Oil prices were largely stable on Wednesday, amid bleak signs from data on a surprise build in US crude stockpiles and forecasts by OPEC and the International Energy Agency for oil demand to recover over the next year.
Brent crude futures fell 17 cents, or 0.2 percent, to $80.51 a barrel by 0926 GMT. US West Texas Intermediate crude futures fell 3 cents to $75.36.
US crude inventories rose by 7.8 million barrels in the week ending December 9, according to market sources citing data from the American Petroleum Institute, while analysts polled by Reuters expected a decline in stocks of 3.6 million barrels.
Government data is expected at 1530 GMT.
Inventory data overshadowed the high sentiment that pushed the market up 3% in the previous session on hopes of a recovery in demand in China with the easing of Covid-19 restrictions, and due to the weakness of the dollar after data showed declining inflation in the United States.

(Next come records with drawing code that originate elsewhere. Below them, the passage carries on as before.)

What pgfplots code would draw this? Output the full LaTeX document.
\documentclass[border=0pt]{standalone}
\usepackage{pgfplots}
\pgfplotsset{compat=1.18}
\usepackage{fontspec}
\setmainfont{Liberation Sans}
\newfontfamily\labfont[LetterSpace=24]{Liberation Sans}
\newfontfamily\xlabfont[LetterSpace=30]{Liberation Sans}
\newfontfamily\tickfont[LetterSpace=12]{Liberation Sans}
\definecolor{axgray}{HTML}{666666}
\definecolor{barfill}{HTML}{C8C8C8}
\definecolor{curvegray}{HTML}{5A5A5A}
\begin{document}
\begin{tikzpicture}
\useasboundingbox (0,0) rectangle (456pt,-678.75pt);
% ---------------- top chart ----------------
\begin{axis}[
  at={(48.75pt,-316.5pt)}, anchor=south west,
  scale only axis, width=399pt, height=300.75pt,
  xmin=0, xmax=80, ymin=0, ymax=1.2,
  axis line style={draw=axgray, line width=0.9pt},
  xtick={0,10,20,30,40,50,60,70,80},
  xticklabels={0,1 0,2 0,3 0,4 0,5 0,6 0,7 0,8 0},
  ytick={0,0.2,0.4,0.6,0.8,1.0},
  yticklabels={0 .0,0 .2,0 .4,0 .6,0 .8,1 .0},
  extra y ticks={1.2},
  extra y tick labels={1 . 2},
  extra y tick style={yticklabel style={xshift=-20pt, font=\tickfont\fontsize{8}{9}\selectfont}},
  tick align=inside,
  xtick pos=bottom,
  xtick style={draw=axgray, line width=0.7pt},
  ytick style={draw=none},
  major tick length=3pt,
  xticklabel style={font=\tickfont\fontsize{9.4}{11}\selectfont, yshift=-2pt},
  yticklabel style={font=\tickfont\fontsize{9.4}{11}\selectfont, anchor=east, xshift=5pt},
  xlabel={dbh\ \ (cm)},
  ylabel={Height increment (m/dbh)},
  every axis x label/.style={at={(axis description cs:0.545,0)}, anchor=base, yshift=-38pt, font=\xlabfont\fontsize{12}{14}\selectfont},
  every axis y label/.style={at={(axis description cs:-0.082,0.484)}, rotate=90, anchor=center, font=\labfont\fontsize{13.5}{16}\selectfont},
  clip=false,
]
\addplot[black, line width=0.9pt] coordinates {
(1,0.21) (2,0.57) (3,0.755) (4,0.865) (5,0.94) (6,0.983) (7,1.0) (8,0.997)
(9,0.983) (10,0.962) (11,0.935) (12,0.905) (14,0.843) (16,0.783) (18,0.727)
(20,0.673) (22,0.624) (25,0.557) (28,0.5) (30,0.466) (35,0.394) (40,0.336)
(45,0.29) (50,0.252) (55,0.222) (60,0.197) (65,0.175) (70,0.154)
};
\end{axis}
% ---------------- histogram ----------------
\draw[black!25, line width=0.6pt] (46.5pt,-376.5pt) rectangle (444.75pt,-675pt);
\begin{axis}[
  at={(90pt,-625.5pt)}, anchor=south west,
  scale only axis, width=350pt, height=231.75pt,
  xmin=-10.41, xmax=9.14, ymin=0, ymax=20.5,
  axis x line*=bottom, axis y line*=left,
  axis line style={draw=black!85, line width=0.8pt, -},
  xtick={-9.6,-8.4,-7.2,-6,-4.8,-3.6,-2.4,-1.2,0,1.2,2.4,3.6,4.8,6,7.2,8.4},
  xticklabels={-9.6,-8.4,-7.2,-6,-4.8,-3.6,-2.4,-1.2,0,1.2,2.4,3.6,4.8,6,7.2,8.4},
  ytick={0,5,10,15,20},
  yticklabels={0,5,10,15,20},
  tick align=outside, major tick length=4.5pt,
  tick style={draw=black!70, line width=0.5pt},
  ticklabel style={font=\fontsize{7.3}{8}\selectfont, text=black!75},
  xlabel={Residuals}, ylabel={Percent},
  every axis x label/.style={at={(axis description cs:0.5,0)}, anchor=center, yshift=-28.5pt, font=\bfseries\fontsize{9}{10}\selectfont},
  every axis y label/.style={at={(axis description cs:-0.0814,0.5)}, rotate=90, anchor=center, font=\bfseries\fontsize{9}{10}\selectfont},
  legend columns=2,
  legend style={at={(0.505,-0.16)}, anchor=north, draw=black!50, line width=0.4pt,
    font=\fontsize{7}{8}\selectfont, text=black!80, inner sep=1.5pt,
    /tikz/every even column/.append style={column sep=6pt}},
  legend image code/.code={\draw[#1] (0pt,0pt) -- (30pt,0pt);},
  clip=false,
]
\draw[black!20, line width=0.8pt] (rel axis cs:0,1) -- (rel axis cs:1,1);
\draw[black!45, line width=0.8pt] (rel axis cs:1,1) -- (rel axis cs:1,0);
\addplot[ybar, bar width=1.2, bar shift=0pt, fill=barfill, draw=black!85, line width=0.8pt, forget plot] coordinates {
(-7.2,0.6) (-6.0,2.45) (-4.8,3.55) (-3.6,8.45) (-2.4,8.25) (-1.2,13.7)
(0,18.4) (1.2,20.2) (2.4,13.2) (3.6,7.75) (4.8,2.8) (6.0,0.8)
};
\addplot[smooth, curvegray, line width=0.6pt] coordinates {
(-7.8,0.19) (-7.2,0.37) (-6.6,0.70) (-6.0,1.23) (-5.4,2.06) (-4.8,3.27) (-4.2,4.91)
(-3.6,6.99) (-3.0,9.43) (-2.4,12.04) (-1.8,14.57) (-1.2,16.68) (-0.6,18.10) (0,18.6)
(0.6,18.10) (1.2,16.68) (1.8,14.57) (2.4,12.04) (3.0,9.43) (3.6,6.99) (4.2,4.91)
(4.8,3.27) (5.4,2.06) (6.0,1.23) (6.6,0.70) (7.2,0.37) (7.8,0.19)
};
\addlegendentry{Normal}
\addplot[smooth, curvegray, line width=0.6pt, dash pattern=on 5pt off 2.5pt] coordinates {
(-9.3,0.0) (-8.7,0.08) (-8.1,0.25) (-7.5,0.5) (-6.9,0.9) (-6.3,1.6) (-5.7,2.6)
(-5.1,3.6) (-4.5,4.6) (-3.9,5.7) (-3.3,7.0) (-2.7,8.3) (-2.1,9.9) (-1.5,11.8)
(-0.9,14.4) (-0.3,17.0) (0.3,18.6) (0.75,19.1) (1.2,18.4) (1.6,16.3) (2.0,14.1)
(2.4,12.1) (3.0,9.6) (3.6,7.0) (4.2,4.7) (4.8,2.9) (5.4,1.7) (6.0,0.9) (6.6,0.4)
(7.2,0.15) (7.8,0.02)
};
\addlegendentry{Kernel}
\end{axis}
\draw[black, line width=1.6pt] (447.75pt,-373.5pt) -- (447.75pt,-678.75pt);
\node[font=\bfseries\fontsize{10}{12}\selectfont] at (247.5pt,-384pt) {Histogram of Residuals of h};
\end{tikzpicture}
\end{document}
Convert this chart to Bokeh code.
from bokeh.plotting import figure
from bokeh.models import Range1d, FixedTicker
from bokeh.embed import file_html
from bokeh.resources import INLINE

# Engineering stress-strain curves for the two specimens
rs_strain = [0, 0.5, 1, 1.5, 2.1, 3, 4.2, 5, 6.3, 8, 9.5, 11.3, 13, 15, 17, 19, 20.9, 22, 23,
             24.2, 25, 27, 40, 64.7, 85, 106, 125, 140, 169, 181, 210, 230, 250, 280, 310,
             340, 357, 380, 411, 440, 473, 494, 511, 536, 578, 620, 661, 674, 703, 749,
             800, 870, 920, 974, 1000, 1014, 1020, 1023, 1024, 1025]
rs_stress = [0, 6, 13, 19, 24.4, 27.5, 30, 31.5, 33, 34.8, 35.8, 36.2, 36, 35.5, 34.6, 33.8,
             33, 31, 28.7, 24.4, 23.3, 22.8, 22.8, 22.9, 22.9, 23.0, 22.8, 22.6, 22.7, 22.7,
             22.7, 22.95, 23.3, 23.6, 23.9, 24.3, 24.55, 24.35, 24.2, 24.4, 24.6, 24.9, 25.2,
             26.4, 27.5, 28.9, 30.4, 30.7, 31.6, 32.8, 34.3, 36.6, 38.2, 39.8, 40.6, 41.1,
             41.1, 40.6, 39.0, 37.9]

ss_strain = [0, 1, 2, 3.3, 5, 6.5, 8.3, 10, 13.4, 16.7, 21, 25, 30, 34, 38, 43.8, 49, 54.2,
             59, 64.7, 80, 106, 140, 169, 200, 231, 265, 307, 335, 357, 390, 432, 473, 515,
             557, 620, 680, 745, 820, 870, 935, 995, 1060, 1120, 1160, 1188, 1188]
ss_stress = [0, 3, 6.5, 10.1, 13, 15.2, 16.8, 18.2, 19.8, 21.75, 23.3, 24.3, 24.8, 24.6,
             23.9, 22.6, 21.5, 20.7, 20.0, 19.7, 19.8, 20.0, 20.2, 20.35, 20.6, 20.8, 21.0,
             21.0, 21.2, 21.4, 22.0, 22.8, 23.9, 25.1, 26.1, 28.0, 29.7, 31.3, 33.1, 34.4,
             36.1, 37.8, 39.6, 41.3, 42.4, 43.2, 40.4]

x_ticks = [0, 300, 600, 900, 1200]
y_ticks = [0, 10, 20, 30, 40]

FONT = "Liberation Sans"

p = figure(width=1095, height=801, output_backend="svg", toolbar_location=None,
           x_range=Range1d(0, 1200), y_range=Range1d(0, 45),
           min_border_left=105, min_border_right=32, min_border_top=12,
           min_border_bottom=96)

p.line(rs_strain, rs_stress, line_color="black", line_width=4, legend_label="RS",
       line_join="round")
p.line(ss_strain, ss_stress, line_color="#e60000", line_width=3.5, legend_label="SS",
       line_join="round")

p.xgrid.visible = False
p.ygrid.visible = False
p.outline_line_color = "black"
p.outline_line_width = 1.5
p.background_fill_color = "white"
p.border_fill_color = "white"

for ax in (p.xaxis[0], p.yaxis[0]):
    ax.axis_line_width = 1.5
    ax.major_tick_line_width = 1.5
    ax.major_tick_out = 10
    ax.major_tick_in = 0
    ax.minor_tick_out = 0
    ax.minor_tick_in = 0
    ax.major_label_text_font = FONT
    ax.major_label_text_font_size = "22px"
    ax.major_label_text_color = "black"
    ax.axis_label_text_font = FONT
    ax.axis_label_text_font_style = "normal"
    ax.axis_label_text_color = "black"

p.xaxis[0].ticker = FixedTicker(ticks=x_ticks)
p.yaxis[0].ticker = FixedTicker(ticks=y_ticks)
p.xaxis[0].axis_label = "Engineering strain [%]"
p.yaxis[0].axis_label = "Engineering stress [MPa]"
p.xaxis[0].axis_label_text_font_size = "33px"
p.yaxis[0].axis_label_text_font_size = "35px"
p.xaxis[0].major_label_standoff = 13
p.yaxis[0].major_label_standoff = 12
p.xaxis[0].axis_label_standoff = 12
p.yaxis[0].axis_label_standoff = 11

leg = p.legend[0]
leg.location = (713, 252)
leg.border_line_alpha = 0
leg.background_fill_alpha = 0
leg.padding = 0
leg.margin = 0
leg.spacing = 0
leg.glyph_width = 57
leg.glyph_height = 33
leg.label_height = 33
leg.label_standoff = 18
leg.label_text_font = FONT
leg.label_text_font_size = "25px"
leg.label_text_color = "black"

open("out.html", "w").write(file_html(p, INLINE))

The Organization of the Petroleum Exporting Countries (OPEC) said in its 2023 outlook that oil demand will grow by 2.25 million barrels per day over the next year to 101.8 million barrels per day, with a possible increase from China.
On Wednesday, the International Energy Agency raised its estimate for oil demand in 2023 to an increase of 1.7 million barrels per day (bpd) to 101.6 million bpd.
The market also received support this week from the leakage and outage of TC Energy’s Keystone pipeline, which transports 620,000 barrels per day of Canadian crude to the United States.
Officials said it would take at least several weeks to fix.